_INFORMATION GIVEN_.

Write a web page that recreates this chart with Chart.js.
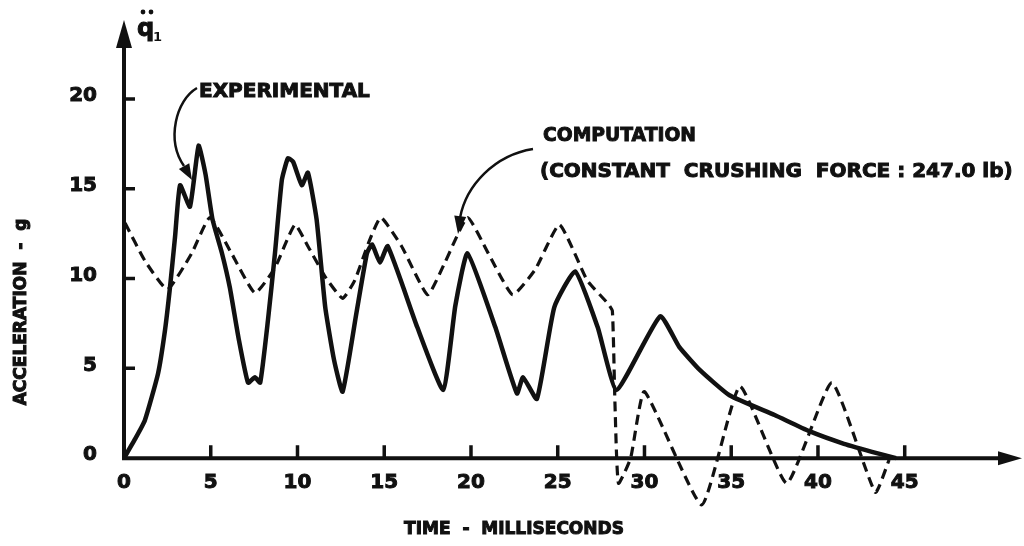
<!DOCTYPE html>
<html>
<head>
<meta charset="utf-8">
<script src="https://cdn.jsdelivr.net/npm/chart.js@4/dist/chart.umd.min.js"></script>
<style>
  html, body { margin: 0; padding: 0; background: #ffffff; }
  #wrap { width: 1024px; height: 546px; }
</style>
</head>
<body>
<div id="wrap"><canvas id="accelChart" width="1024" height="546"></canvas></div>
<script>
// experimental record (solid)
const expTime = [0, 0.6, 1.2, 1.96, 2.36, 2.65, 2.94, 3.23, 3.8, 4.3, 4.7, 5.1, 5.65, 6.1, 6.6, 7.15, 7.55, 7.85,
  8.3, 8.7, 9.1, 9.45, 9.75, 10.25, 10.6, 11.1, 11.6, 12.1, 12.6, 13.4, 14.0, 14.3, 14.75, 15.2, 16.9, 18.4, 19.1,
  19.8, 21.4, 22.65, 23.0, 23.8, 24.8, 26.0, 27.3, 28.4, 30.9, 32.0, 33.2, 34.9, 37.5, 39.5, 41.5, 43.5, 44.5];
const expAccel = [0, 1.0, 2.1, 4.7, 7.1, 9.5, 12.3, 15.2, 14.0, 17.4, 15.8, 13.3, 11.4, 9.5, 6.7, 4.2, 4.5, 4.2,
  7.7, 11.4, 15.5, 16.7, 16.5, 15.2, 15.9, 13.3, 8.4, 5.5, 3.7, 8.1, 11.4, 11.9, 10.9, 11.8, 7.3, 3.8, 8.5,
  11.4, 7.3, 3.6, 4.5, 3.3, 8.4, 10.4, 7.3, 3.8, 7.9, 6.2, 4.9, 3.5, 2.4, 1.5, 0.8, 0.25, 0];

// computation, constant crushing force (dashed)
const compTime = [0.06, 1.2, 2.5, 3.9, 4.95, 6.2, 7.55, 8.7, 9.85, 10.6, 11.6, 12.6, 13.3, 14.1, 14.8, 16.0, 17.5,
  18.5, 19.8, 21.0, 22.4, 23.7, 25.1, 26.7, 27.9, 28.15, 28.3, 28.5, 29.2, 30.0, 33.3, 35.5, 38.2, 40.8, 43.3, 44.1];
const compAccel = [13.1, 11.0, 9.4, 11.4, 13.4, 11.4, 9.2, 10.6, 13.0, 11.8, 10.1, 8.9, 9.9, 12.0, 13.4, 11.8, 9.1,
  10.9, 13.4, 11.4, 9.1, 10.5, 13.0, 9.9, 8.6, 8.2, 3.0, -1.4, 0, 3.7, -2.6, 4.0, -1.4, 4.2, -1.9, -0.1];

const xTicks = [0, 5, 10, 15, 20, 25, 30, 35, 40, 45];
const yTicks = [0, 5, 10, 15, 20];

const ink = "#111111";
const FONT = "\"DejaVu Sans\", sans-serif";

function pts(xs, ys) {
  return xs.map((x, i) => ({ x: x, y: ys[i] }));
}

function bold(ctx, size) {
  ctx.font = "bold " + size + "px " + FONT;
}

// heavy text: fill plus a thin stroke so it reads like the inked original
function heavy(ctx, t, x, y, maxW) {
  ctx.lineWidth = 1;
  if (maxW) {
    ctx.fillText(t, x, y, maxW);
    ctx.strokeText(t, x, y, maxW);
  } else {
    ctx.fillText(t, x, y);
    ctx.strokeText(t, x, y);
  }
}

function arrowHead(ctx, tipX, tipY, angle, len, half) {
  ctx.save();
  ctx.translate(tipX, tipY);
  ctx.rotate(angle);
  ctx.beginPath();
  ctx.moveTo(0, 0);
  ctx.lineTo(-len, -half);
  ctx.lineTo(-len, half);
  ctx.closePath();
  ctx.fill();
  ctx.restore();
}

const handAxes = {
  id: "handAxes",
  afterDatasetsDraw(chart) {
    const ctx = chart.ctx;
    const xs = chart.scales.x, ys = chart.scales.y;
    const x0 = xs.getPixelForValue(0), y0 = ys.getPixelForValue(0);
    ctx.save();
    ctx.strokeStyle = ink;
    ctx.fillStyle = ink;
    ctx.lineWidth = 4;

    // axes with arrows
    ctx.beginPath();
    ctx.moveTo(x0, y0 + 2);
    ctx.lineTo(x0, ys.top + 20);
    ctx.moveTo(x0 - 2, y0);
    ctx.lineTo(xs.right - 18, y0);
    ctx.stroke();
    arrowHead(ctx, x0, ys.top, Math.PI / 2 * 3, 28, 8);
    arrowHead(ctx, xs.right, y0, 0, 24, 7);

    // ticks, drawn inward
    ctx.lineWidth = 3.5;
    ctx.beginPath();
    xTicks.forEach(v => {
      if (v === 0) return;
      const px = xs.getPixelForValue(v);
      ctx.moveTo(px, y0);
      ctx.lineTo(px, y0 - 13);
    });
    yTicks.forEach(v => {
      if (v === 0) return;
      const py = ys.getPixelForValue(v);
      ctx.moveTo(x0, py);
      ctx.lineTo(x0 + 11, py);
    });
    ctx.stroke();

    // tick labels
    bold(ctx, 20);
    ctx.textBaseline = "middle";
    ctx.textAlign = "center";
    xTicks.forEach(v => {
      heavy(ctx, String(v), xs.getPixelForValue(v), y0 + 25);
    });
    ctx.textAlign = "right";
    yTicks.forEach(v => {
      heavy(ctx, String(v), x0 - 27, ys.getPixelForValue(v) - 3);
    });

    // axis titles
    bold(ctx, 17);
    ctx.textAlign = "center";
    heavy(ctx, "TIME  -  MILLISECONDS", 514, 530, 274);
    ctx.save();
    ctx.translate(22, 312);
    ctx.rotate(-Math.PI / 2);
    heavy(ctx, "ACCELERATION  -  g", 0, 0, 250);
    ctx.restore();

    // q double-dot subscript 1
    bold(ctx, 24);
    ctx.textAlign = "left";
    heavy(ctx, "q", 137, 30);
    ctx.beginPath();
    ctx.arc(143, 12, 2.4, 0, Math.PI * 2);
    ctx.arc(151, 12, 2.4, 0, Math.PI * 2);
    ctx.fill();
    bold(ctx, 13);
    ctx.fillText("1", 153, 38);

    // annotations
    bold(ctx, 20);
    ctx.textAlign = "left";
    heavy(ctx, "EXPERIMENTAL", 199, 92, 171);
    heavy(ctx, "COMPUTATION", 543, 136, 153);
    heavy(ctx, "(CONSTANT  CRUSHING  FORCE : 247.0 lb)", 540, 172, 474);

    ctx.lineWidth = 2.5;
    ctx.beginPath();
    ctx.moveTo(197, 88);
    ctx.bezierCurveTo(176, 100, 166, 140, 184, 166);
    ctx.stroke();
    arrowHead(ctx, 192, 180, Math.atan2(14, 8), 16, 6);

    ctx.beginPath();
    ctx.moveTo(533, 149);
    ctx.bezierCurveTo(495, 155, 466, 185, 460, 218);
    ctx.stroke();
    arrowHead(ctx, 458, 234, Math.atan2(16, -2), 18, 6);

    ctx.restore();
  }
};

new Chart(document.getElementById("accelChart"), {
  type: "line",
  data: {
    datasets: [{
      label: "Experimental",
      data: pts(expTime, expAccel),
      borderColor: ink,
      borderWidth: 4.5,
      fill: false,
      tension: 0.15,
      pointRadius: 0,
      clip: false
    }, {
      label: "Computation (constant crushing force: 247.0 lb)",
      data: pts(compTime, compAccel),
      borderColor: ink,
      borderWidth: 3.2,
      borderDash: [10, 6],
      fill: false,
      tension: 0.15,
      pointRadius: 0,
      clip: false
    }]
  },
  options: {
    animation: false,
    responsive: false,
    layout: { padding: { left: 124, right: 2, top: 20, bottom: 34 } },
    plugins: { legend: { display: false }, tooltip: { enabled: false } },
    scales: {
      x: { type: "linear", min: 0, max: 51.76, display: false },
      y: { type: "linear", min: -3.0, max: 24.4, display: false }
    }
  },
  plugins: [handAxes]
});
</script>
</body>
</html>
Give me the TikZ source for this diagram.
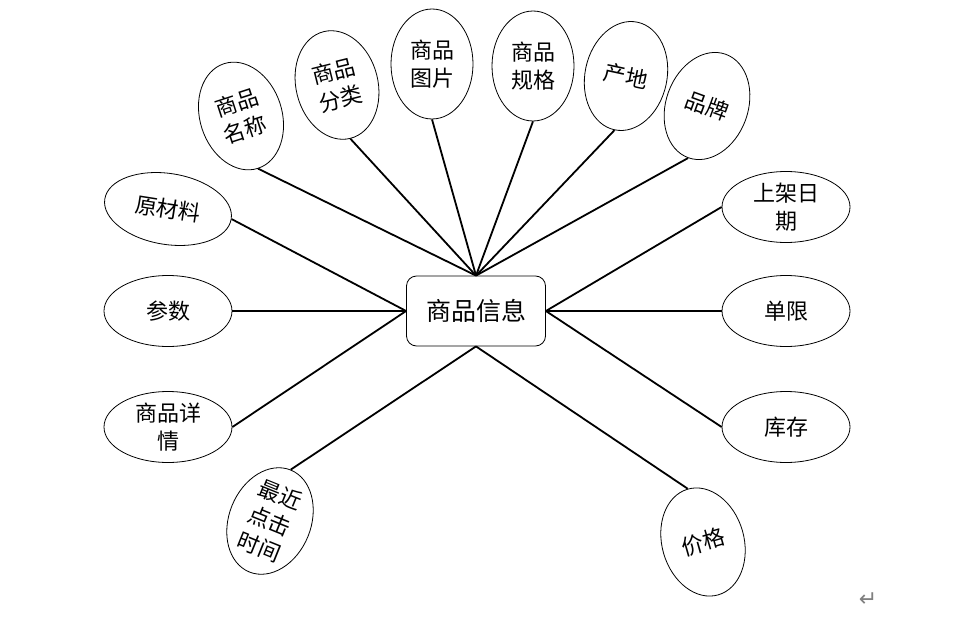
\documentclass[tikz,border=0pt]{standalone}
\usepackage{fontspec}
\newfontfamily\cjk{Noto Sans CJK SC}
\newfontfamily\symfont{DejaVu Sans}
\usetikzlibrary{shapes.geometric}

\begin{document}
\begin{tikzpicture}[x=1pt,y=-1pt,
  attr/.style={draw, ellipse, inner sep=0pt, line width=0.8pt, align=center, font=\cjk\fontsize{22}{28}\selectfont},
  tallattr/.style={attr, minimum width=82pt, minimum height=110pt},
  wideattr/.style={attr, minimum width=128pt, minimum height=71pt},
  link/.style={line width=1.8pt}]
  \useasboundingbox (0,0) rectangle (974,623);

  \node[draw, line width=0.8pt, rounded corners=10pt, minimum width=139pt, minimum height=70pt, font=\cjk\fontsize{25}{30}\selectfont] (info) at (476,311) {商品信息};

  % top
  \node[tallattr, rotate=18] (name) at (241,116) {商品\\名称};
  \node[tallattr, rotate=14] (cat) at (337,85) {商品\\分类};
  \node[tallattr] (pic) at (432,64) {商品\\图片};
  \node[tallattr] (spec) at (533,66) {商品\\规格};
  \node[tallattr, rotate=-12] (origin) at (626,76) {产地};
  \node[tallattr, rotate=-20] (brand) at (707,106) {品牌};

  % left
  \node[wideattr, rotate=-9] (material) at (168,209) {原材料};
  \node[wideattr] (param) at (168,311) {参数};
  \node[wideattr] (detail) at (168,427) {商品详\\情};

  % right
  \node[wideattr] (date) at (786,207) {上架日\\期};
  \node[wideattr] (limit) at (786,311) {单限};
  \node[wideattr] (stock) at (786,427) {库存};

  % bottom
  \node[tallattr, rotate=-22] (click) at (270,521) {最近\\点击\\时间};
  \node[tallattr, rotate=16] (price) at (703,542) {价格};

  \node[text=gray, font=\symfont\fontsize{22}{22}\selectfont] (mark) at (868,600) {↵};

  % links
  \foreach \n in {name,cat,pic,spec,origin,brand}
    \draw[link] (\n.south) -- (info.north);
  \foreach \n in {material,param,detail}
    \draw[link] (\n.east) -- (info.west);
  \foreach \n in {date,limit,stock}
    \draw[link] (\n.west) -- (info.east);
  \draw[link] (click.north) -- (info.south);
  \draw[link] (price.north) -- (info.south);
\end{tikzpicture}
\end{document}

_INSTRUCTIONS FOR THE TASK_. Which lines above contain the word "this"? Copy each of them.

_RESULT BELOW_.
Write a web page that recreates this chart with Chart.js.
Give me the TikZ source for this diagram.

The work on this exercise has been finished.